[Start Data block]

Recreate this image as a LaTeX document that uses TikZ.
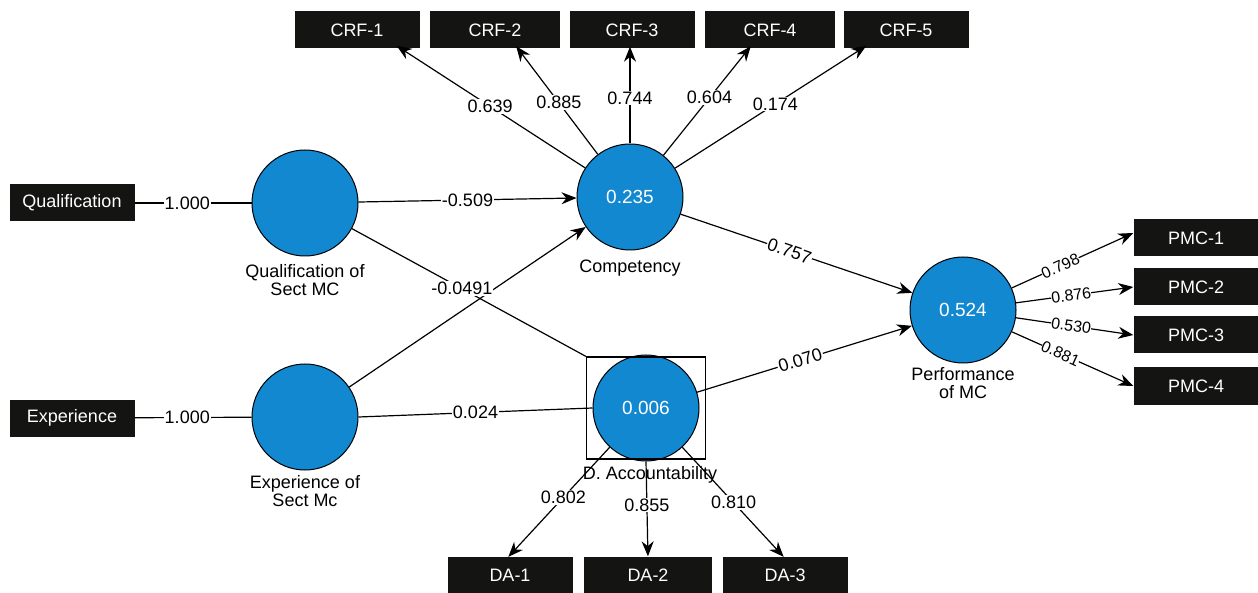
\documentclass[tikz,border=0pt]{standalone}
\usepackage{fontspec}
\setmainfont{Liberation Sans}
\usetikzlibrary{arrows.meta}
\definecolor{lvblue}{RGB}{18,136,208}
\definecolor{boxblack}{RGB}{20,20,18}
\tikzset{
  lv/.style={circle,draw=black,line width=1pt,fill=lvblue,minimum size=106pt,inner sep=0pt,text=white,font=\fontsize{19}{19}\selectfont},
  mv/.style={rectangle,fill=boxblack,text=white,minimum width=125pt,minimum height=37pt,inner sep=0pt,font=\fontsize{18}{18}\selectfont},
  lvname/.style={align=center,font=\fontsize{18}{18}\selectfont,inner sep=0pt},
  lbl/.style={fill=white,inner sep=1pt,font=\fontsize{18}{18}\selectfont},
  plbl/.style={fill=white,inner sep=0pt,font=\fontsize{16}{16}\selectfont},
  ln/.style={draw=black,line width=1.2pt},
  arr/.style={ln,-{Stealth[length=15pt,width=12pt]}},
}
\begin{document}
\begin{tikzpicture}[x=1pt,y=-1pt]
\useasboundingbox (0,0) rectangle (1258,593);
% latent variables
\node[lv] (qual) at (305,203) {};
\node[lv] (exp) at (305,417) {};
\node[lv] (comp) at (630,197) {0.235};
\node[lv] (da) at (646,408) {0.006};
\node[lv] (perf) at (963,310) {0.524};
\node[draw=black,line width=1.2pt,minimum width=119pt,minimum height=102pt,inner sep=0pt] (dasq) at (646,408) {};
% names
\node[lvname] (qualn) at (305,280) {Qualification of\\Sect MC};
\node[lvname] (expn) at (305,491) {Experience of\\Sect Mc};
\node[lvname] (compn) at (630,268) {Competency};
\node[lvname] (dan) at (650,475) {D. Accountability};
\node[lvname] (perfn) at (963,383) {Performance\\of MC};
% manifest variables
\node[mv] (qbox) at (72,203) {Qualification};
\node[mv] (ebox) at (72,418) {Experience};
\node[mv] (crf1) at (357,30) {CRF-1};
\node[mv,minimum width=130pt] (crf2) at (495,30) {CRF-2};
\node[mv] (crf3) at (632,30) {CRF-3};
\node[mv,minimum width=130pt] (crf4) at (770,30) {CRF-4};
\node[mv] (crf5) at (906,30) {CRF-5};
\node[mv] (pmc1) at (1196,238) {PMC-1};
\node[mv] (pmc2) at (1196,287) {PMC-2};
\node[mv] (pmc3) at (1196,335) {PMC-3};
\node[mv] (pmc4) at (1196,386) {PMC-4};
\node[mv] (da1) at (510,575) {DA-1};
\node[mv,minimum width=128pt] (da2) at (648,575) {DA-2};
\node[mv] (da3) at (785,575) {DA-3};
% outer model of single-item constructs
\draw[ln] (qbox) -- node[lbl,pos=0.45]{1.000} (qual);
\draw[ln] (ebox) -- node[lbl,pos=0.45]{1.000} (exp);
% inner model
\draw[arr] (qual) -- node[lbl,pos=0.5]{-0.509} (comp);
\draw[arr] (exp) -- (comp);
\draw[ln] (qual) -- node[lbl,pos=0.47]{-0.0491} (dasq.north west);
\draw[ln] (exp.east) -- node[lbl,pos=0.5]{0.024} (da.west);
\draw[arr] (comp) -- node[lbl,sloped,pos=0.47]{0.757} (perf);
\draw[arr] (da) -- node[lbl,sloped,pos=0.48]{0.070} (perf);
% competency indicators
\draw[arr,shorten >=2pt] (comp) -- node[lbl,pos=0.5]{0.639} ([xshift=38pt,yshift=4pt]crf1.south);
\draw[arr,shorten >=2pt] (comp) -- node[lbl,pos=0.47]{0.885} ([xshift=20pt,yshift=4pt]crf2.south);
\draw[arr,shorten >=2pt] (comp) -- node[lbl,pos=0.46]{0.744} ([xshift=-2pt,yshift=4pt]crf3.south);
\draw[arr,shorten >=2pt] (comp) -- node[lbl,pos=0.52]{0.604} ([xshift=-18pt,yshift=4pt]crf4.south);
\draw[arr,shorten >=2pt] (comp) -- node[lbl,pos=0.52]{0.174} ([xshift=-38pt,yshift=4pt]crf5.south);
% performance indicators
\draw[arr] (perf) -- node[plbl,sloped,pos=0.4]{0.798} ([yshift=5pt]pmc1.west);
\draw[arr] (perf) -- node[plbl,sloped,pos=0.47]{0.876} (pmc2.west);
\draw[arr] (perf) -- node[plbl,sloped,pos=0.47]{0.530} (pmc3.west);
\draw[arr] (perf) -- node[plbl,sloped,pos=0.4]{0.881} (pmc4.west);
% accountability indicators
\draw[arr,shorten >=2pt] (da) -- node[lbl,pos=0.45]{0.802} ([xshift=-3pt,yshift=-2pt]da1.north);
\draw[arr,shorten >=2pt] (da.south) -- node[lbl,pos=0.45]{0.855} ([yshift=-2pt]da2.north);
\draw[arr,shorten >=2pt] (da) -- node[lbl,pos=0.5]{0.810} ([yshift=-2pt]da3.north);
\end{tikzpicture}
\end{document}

[End Data block]

**Your task**
Set the data above down again exactly as given, with no pictures.

**Complete response**
Recreate this image as a LaTeX document that uses TikZ.
\documentclass[tikz,border=0pt]{standalone}
\usepackage{fontspec}
\setmainfont{Liberation Sans}
\usetikzlibrary{arrows.meta}
\definecolor{lvblue}{RGB}{18,136,208}
\definecolor{boxblack}{RGB}{20,20,18}
\tikzset{
  lv/.style={circle,draw=black,line width=1pt,fill=lvblue,minimum size=106pt,inner sep=0pt,text=white,font=\fontsize{19}{19}\selectfont},
  mv/.style={rectangle,fill=boxblack,text=white,minimum width=125pt,minimum height=37pt,inner sep=0pt,font=\fontsize{18}{18}\selectfont},
  lvname/.style={align=center,font=\fontsize{18}{18}\selectfont,inner sep=0pt},
  lbl/.style={fill=white,inner sep=1pt,font=\fontsize{18}{18}\selectfont},
  plbl/.style={fill=white,inner sep=0pt,font=\fontsize{16}{16}\selectfont},
  ln/.style={draw=black,line width=1.2pt},
  arr/.style={ln,-{Stealth[length=15pt,width=12pt]}},
}
\begin{document}
\begin{tikzpicture}[x=1pt,y=-1pt]
\useasboundingbox (0,0) rectangle (1258,593);
% latent variables
\node[lv] (qual) at (305,203) {};
\node[lv] (exp) at (305,417) {};
\node[lv] (comp) at (630,197) {0.235};
\node[lv] (da) at (646,408) {0.006};
\node[lv] (perf) at (963,310) {0.524};
\node[draw=black,line width=1.2pt,minimum width=119pt,minimum height=102pt,inner sep=0pt] (dasq) at (646,408) {};
% names
\node[lvname] (qualn) at (305,280) {Qualification of\\Sect MC};
\node[lvname] (expn) at (305,491) {Experience of\\Sect Mc};
\node[lvname] (compn) at (630,268) {Competency};
\node[lvname] (dan) at (650,475) {D. Accountability};
\node[lvname] (perfn) at (963,383) {Performance\\of MC};
% manifest variables
\node[mv] (qbox) at (72,203) {Qualification};
\node[mv] (ebox) at (72,418) {Experience};
\node[mv] (crf1) at (357,30) {CRF-1};
\node[mv,minimum width=130pt] (crf2) at (495,30) {CRF-2};
\node[mv] (crf3) at (632,30) {CRF-3};
\node[mv,minimum width=130pt] (crf4) at (770,30) {CRF-4};
\node[mv] (crf5) at (906,30) {CRF-5};
\node[mv] (pmc1) at (1196,238) {PMC-1};
\node[mv] (pmc2) at (1196,287) {PMC-2};
\node[mv] (pmc3) at (1196,335) {PMC-3};
\node[mv] (pmc4) at (1196,386) {PMC-4};
\node[mv] (da1) at (510,575) {DA-1};
\node[mv,minimum width=128pt] (da2) at (648,575) {DA-2};
\node[mv] (da3) at (785,575) {DA-3};
% outer model of single-item constructs
\draw[ln] (qbox) -- node[lbl,pos=0.45]{1.000} (qual);
\draw[ln] (ebox) -- node[lbl,pos=0.45]{1.000} (exp);
% inner model
\draw[arr] (qual) -- node[lbl,pos=0.5]{-0.509} (comp);
\draw[arr] (exp) -- (comp);
\draw[ln] (qual) -- node[lbl,pos=0.47]{-0.0491} (dasq.north west);
\draw[ln] (exp.east) -- node[lbl,pos=0.5]{0.024} (da.west);
\draw[arr] (comp) -- node[lbl,sloped,pos=0.47]{0.757} (perf);
\draw[arr] (da) -- node[lbl,sloped,pos=0.48]{0.070} (perf);
% competency indicators
\draw[arr,shorten >=2pt] (comp) -- node[lbl,pos=0.5]{0.639} ([xshift=38pt,yshift=4pt]crf1.south);
\draw[arr,shorten >=2pt] (comp) -- node[lbl,pos=0.47]{0.885} ([xshift=20pt,yshift=4pt]crf2.south);
\draw[arr,shorten >=2pt] (comp) -- node[lbl,pos=0.46]{0.744} ([xshift=-2pt,yshift=4pt]crf3.south);
\draw[arr,shorten >=2pt] (comp) -- node[lbl,pos=0.52]{0.604} ([xshift=-18pt,yshift=4pt]crf4.south);
\draw[arr,shorten >=2pt] (comp) -- node[lbl,pos=0.52]{0.174} ([xshift=-38pt,yshift=4pt]crf5.south);
% performance indicators
\draw[arr] (perf) -- node[plbl,sloped,pos=0.4]{0.798} ([yshift=5pt]pmc1.west);
\draw[arr] (perf) -- node[plbl,sloped,pos=0.47]{0.876} (pmc2.west);
\draw[arr] (perf) -- node[plbl,sloped,pos=0.47]{0.530} (pmc3.west);
\draw[arr] (perf) -- node[plbl,sloped,pos=0.4]{0.881} (pmc4.west);
% accountability indicators
\draw[arr,shorten >=2pt] (da) -- node[lbl,pos=0.45]{0.802} ([xshift=-3pt,yshift=-2pt]da1.north);
\draw[arr,shorten >=2pt] (da.south) -- node[lbl,pos=0.45]{0.855} ([yshift=-2pt]da2.north);
\draw[arr,shorten >=2pt] (da) -- node[lbl,pos=0.5]{0.810} ([yshift=-2pt]da3.north);
\end{tikzpicture}
\end{document}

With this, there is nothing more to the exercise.